PROBLEM DETAILS → Quote word for word from the line holding "Rebuild this diagram" to the last line below, including both, and omit any pictures.

AVAILABLE RECORDS →
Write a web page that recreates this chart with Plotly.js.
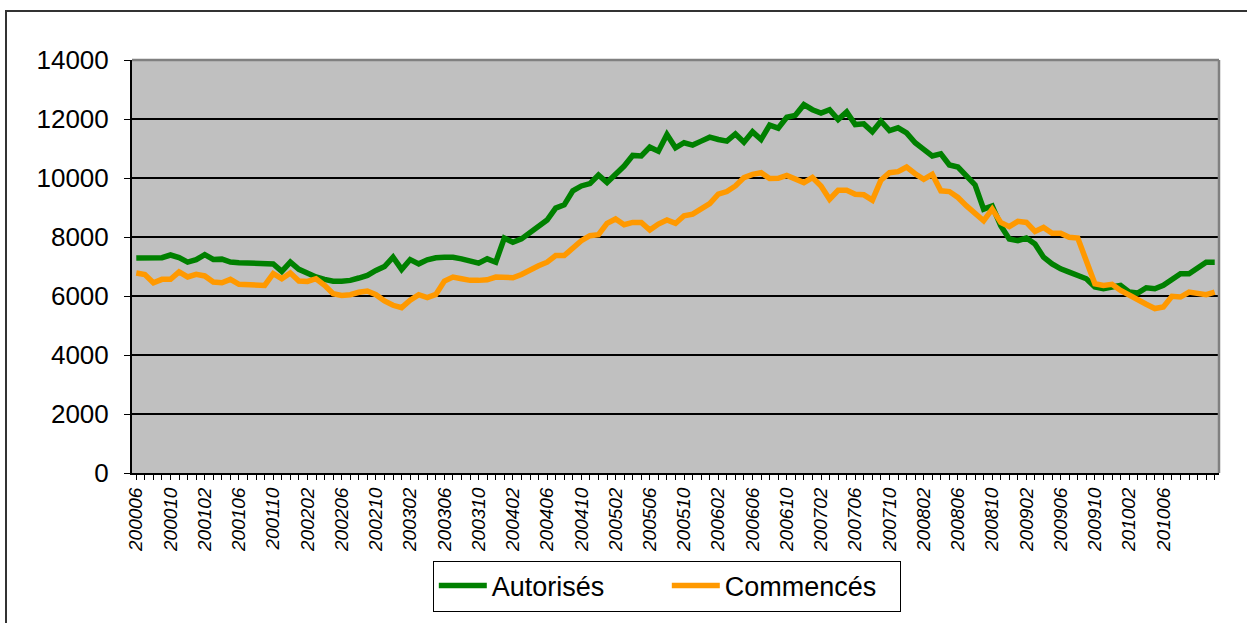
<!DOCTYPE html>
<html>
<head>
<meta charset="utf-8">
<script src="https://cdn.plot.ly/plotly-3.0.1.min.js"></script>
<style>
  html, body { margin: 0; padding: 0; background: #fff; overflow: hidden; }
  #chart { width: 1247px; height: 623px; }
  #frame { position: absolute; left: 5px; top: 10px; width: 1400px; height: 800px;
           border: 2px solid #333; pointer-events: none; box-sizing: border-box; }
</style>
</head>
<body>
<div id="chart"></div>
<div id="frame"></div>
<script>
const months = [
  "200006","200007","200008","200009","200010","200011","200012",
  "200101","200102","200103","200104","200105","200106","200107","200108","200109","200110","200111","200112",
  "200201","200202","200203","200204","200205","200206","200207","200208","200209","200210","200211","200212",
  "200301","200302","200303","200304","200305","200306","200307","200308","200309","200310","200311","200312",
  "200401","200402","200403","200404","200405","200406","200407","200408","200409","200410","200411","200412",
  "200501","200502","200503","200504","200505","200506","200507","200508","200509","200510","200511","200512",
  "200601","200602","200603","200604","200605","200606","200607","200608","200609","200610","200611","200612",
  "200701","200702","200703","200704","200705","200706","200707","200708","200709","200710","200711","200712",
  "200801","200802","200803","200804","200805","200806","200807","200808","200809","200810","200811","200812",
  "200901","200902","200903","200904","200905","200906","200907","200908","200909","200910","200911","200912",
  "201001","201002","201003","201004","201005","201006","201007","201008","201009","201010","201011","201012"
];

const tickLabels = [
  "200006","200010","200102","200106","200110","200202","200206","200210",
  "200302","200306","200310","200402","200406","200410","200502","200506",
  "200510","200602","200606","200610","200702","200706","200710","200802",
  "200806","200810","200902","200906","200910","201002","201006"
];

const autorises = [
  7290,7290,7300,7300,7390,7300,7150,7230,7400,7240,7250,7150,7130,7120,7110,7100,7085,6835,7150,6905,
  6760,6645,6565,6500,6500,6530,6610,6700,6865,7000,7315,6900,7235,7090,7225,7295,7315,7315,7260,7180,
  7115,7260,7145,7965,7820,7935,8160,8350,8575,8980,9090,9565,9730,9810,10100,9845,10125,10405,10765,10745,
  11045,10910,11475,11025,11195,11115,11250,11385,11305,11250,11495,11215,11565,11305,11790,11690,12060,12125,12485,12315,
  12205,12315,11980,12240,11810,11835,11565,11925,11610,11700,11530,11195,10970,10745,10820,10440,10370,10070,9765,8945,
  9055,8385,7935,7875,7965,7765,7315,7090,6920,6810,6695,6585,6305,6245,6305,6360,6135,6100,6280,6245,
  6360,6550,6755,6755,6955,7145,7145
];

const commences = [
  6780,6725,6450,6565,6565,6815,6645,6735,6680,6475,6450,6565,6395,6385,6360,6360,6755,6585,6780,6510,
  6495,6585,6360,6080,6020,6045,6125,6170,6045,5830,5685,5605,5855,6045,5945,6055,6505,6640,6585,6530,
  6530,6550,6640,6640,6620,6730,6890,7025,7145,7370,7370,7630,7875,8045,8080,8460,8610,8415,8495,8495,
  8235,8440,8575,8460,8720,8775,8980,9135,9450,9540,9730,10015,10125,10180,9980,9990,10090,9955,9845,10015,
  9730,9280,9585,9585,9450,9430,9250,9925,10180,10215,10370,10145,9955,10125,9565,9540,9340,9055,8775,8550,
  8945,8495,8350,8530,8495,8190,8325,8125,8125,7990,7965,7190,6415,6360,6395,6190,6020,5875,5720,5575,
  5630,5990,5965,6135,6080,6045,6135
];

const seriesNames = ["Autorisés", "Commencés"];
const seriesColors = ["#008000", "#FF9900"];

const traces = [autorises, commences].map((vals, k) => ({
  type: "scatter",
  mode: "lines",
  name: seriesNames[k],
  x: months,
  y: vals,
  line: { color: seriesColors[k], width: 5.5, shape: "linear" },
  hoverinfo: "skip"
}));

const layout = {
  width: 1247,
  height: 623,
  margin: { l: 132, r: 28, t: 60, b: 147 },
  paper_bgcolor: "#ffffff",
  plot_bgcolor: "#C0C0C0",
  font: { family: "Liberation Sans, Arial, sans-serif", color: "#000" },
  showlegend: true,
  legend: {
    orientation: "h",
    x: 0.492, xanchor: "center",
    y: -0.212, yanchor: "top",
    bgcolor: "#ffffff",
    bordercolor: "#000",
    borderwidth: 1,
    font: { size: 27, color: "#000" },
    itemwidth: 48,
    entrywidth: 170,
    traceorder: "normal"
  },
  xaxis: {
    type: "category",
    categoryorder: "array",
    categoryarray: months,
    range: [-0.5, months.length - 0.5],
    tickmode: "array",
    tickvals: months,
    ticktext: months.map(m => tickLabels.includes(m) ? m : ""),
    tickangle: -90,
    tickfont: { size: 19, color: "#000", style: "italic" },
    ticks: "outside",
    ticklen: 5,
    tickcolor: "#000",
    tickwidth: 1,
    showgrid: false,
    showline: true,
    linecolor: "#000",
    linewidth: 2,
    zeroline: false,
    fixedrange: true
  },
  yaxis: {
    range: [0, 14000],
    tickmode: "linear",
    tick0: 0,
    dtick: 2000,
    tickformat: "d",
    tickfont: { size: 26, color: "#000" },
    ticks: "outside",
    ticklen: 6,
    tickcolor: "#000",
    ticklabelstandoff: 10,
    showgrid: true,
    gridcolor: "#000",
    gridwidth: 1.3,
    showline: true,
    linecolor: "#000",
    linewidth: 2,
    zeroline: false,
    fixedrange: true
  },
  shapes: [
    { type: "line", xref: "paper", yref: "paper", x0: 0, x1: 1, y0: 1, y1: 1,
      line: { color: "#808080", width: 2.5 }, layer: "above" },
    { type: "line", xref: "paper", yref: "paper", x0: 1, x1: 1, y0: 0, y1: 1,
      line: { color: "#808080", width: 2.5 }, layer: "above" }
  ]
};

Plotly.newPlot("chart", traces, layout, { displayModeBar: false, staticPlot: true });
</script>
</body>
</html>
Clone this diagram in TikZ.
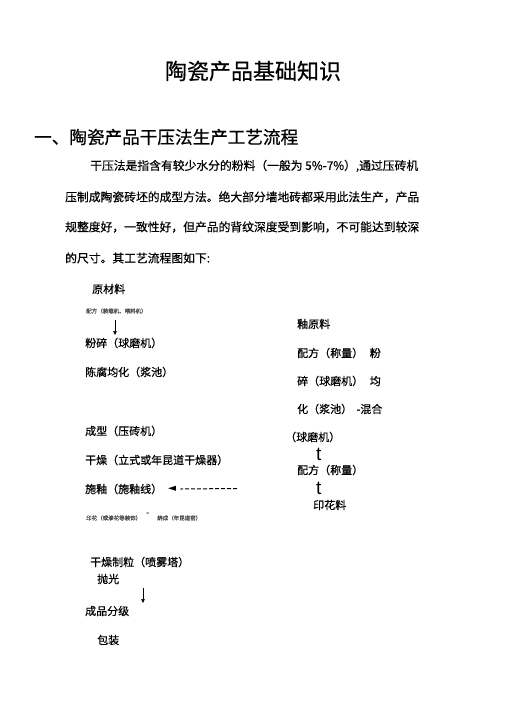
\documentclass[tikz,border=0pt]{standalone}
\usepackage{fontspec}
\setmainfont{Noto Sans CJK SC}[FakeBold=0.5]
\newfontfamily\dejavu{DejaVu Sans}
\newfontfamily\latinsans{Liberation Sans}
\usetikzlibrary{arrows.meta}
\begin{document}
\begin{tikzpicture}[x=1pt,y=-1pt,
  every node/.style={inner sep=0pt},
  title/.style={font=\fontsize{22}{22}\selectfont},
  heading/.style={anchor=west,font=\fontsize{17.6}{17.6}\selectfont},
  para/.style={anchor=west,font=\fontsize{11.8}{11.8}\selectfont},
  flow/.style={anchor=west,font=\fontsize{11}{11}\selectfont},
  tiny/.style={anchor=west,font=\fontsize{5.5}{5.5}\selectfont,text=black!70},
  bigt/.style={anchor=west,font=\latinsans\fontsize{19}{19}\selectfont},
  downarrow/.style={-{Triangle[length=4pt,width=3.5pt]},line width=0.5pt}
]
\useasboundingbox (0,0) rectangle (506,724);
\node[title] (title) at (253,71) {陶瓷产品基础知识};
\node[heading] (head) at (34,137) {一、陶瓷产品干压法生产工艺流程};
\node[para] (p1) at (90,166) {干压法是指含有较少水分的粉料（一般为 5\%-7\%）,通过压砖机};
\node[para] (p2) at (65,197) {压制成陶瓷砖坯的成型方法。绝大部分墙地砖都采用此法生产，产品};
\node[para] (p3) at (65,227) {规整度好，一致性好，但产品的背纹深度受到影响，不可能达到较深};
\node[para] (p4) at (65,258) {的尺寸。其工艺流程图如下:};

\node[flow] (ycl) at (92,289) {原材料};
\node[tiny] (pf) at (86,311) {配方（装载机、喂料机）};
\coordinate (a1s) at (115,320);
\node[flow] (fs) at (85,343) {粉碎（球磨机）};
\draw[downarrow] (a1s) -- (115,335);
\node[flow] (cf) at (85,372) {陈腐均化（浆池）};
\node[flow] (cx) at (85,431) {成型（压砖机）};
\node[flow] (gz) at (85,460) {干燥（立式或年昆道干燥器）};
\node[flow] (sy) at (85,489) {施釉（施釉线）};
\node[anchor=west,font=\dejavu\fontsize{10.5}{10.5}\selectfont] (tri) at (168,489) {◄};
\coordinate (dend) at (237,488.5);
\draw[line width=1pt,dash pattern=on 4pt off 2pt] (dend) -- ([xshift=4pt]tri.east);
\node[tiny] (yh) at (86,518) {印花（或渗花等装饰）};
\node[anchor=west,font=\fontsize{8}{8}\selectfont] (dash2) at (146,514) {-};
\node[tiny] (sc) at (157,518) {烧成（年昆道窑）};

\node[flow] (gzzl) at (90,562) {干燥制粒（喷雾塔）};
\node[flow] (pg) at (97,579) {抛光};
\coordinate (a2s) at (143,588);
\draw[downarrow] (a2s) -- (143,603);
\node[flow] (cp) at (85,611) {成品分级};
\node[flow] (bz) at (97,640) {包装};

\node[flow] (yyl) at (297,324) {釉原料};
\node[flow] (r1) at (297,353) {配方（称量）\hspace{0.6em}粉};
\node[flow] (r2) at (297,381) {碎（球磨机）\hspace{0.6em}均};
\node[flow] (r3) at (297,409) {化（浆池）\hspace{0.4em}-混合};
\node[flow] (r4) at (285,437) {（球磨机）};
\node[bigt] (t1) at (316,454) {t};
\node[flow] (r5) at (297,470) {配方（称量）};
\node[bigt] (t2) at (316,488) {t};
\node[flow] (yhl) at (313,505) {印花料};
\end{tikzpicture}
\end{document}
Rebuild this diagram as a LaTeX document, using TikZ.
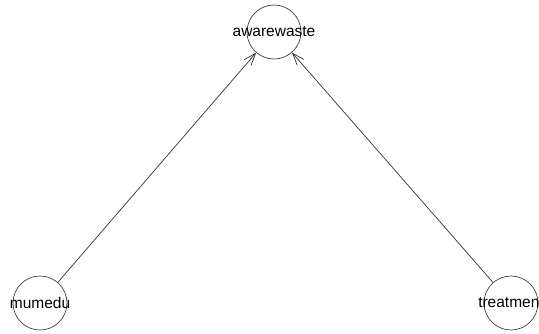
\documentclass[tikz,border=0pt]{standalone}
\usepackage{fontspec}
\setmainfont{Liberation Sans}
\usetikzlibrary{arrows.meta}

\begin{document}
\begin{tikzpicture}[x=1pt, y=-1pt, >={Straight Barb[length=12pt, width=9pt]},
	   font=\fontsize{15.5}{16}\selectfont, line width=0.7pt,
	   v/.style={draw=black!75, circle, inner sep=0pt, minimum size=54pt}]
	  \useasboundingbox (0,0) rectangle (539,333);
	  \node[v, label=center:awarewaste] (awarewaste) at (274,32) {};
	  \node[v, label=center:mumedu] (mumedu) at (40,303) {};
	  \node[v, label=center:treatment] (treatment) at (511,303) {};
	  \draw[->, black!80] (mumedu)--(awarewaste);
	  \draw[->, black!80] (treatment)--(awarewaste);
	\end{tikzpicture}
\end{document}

EXERCISE RESPONSE →
Rebuild this diagram as a LaTeX document, using TikZ.
\documentclass[tikz,border=0pt]{standalone}
\usepackage{fontspec}
\setmainfont{Liberation Sans}
\usetikzlibrary{arrows.meta}

\begin{document}
\begin{tikzpicture}[x=1pt, y=-1pt, >={Straight Barb[length=12pt, width=9pt]},
	   font=\fontsize{15.5}{16}\selectfont, line width=0.7pt,
	   v/.style={draw=black!75, circle, inner sep=0pt, minimum size=54pt}]
	  \useasboundingbox (0,0) rectangle (539,333);
	  \node[v, label=center:awarewaste] (awarewaste) at (274,32) {};
	  \node[v, label=center:mumedu] (mumedu) at (40,303) {};
	  \node[v, label=center:treatment] (treatment) at (511,303) {};
	  \draw[->, black!80] (mumedu)--(awarewaste);
	  \draw[->, black!80] (treatment)--(awarewaste);
	\end{tikzpicture}
\end{document}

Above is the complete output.